Goal —
Below are some records; repeat them all exactly, minus the pictures.

Data for this exercise —
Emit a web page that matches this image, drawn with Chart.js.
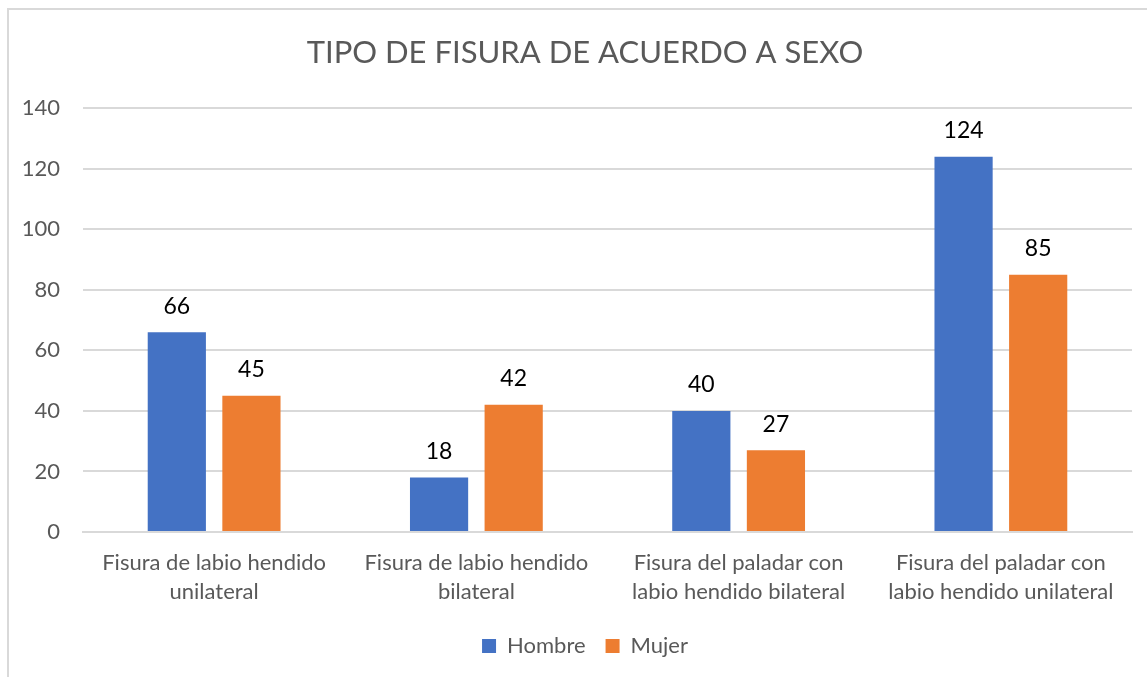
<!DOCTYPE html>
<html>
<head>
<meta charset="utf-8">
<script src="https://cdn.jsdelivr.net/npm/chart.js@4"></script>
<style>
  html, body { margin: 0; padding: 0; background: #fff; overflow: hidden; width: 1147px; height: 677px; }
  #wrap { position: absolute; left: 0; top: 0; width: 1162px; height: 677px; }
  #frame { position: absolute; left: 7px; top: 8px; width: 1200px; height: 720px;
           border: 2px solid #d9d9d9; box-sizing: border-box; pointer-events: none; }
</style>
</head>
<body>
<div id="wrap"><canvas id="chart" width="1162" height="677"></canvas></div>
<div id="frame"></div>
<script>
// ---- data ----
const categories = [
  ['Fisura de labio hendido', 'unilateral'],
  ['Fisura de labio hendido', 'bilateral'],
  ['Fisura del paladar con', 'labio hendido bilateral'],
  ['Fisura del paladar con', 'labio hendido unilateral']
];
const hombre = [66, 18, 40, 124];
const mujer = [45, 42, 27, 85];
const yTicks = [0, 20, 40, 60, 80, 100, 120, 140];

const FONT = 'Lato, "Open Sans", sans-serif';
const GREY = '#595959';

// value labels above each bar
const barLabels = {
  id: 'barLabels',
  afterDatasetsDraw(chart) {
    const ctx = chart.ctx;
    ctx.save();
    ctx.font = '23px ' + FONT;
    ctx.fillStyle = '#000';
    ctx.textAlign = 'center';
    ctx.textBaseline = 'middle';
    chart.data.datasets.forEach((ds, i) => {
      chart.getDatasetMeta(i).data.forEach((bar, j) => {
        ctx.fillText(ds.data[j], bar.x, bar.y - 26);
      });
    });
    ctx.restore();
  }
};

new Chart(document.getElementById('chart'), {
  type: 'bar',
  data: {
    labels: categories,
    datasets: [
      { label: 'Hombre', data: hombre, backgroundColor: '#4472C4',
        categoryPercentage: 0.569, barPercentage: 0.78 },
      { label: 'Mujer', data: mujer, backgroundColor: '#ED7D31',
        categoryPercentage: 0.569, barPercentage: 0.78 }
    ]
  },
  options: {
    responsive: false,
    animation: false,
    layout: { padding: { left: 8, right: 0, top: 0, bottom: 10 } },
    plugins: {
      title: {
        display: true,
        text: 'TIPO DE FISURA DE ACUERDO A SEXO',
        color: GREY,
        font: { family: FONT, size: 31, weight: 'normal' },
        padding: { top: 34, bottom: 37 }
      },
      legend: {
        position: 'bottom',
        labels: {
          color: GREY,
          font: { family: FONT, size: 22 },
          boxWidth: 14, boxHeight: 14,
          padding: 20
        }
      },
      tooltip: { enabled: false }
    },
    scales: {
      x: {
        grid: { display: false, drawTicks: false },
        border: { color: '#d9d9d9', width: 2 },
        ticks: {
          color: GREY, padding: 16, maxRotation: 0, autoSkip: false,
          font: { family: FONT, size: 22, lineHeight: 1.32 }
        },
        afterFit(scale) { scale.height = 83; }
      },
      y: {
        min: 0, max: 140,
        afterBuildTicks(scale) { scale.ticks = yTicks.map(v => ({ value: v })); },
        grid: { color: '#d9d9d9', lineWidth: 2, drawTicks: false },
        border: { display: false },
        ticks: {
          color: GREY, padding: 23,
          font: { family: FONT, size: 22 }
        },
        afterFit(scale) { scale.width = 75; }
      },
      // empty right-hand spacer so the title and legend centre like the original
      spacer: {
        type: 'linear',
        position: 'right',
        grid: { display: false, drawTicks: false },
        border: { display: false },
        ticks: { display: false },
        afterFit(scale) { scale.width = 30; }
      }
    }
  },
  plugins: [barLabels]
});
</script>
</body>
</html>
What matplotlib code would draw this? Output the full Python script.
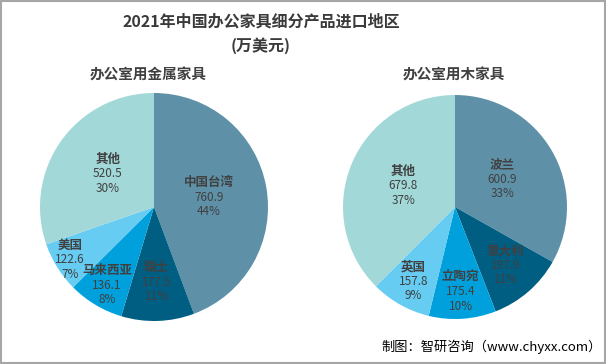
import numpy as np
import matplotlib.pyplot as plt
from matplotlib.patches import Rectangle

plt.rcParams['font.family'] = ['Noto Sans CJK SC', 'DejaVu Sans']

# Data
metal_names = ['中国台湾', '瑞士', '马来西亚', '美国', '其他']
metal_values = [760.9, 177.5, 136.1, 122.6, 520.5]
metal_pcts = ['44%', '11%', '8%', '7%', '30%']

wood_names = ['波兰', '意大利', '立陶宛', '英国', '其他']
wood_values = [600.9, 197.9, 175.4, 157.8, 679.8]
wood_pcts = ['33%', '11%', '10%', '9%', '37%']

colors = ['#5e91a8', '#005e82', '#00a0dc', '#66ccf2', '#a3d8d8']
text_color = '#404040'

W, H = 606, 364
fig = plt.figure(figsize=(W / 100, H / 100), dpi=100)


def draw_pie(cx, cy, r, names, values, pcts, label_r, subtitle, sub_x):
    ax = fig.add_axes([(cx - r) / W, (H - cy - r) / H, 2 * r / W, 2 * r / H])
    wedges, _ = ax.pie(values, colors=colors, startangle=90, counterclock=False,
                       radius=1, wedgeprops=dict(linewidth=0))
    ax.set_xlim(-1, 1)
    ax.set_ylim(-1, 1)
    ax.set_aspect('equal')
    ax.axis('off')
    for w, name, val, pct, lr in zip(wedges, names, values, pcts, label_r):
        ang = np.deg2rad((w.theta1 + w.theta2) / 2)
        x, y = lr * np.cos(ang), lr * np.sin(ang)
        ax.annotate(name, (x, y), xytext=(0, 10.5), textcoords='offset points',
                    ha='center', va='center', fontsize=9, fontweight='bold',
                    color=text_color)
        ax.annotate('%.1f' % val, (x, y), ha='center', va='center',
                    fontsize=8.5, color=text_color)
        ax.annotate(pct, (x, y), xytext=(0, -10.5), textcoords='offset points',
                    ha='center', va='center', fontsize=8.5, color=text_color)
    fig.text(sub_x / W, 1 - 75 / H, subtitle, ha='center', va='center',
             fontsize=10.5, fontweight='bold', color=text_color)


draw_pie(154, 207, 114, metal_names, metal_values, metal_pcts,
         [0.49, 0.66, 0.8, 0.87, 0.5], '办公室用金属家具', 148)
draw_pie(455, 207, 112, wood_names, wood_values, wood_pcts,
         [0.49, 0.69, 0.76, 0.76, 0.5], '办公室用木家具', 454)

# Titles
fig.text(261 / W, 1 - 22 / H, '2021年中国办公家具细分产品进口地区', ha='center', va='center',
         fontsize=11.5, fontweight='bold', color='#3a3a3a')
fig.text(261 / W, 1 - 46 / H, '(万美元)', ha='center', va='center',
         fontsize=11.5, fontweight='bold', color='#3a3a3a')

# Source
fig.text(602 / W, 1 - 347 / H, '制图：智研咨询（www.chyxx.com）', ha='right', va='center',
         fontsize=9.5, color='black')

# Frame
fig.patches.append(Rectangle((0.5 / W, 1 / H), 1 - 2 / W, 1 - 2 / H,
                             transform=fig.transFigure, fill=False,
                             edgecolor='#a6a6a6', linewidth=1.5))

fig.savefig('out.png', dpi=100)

Answer to the exercise —
Emit a web page that matches this image, drawn with Chart.js.
<!DOCTYPE html>
<html>
<head>
<meta charset="utf-8">
<script src="https://cdn.jsdelivr.net/npm/chart.js@4"></script>
<style>
  html, body { margin: 0; padding: 0; background: #fff; overflow: hidden; width: 1147px; height: 677px; }
  #wrap { position: absolute; left: 0; top: 0; width: 1162px; height: 677px; }
  #frame { position: absolute; left: 7px; top: 8px; width: 1200px; height: 720px;
           border: 2px solid #d9d9d9; box-sizing: border-box; pointer-events: none; }
</style>
</head>
<body>
<div id="wrap"><canvas id="chart" width="1162" height="677"></canvas></div>
<div id="frame"></div>
<script>
// ---- data ----
const categories = [
  ['Fisura de labio hendido', 'unilateral'],
  ['Fisura de labio hendido', 'bilateral'],
  ['Fisura del paladar con', 'labio hendido bilateral'],
  ['Fisura del paladar con', 'labio hendido unilateral']
];
const hombre = [66, 18, 40, 124];
const mujer = [45, 42, 27, 85];
const yTicks = [0, 20, 40, 60, 80, 100, 120, 140];

const FONT = 'Lato, "Open Sans", sans-serif';
const GREY = '#595959';

// value labels above each bar
const barLabels = {
  id: 'barLabels',
  afterDatasetsDraw(chart) {
    const ctx = chart.ctx;
    ctx.save();
    ctx.font = '23px ' + FONT;
    ctx.fillStyle = '#000';
    ctx.textAlign = 'center';
    ctx.textBaseline = 'middle';
    chart.data.datasets.forEach((ds, i) => {
      chart.getDatasetMeta(i).data.forEach((bar, j) => {
        ctx.fillText(ds.data[j], bar.x, bar.y - 26);
      });
    });
    ctx.restore();
  }
};

new Chart(document.getElementById('chart'), {
  type: 'bar',
  data: {
    labels: categories,
    datasets: [
      { label: 'Hombre', data: hombre, backgroundColor: '#4472C4',
        categoryPercentage: 0.569, barPercentage: 0.78 },
      { label: 'Mujer', data: mujer, backgroundColor: '#ED7D31',
        categoryPercentage: 0.569, barPercentage: 0.78 }
    ]
  },
  options: {
    responsive: false,
    animation: false,
    layout: { padding: { left: 8, right: 0, top: 0, bottom: 10 } },
    plugins: {
      title: {
        display: true,
        text: 'TIPO DE FISURA DE ACUERDO A SEXO',
        color: GREY,
        font: { family: FONT, size: 31, weight: 'normal' },
        padding: { top: 34, bottom: 37 }
      },
      legend: {
        position: 'bottom',
        labels: {
          color: GREY,
          font: { family: FONT, size: 22 },
          boxWidth: 14, boxHeight: 14,
          padding: 20
        }
      },
      tooltip: { enabled: false }
    },
    scales: {
      x: {
        grid: { display: false, drawTicks: false },
        border: { color: '#d9d9d9', width: 2 },
        ticks: {
          color: GREY, padding: 16, maxRotation: 0, autoSkip: false,
          font: { family: FONT, size: 22, lineHeight: 1.32 }
        },
        afterFit(scale) { scale.height = 83; }
      },
      y: {
        min: 0, max: 140,
        afterBuildTicks(scale) { scale.ticks = yTicks.map(v => ({ value: v })); },
        grid: { color: '#d9d9d9', lineWidth: 2, drawTicks: false },
        border: { display: false },
        ticks: {
          color: GREY, padding: 23,
          font: { family: FONT, size: 22 }
        },
        afterFit(scale) { scale.width = 75; }
      },
      // empty right-hand spacer so the title and legend centre like the original
      spacer: {
        type: 'linear',
        position: 'right',
        grid: { display: false, drawTicks: false },
        border: { display: false },
        ticks: { display: false },
        afterFit(scale) { scale.width = 30; }
      }
    }
  },
  plugins: [barLabels]
});
</script>
</body>
</html>
What matplotlib code would draw this? Output the full Python script.
import numpy as np
import matplotlib.pyplot as plt
from matplotlib.patches import Rectangle

plt.rcParams['font.family'] = ['Noto Sans CJK SC', 'DejaVu Sans']

# Data
metal_names = ['中国台湾', '瑞士', '马来西亚', '美国', '其他']
metal_values = [760.9, 177.5, 136.1, 122.6, 520.5]
metal_pcts = ['44%', '11%', '8%', '7%', '30%']

wood_names = ['波兰', '意大利', '立陶宛', '英国', '其他']
wood_values = [600.9, 197.9, 175.4, 157.8, 679.8]
wood_pcts = ['33%', '11%', '10%', '9%', '37%']

colors = ['#5e91a8', '#005e82', '#00a0dc', '#66ccf2', '#a3d8d8']
text_color = '#404040'

W, H = 606, 364
fig = plt.figure(figsize=(W / 100, H / 100), dpi=100)


def draw_pie(cx, cy, r, names, values, pcts, label_r, subtitle, sub_x):
    ax = fig.add_axes([(cx - r) / W, (H - cy - r) / H, 2 * r / W, 2 * r / H])
    wedges, _ = ax.pie(values, colors=colors, startangle=90, counterclock=False,
                       radius=1, wedgeprops=dict(linewidth=0))
    ax.set_xlim(-1, 1)
    ax.set_ylim(-1, 1)
    ax.set_aspect('equal')
    ax.axis('off')
    for w, name, val, pct, lr in zip(wedges, names, values, pcts, label_r):
        ang = np.deg2rad((w.theta1 + w.theta2) / 2)
        x, y = lr * np.cos(ang), lr * np.sin(ang)
        ax.annotate(name, (x, y), xytext=(0, 10.5), textcoords='offset points',
                    ha='center', va='center', fontsize=9, fontweight='bold',
                    color=text_color)
        ax.annotate('%.1f' % val, (x, y), ha='center', va='center',
                    fontsize=8.5, color=text_color)
        ax.annotate(pct, (x, y), xytext=(0, -10.5), textcoords='offset points',
                    ha='center', va='center', fontsize=8.5, color=text_color)
    fig.text(sub_x / W, 1 - 75 / H, subtitle, ha='center', va='center',
             fontsize=10.5, fontweight='bold', color=text_color)


draw_pie(154, 207, 114, metal_names, metal_values, metal_pcts,
         [0.49, 0.66, 0.8, 0.87, 0.5], '办公室用金属家具', 148)
draw_pie(455, 207, 112, wood_names, wood_values, wood_pcts,
         [0.49, 0.69, 0.76, 0.76, 0.5], '办公室用木家具', 454)

# Titles
fig.text(261 / W, 1 - 22 / H, '2021年中国办公家具细分产品进口地区', ha='center', va='center',
         fontsize=11.5, fontweight='bold', color='#3a3a3a')
fig.text(261 / W, 1 - 46 / H, '(万美元)', ha='center', va='center',
         fontsize=11.5, fontweight='bold', color='#3a3a3a')

# Source
fig.text(602 / W, 1 - 347 / H, '制图：智研咨询（www.chyxx.com）', ha='right', va='center',
         fontsize=9.5, color='black')

# Frame
fig.patches.append(Rectangle((0.5 / W, 1 / H), 1 - 2 / W, 1 - 2 / H,
                             transform=fig.transFigure, fill=False,
                             edgecolor='#a6a6a6', linewidth=1.5))

fig.savefig('out.png', dpi=100)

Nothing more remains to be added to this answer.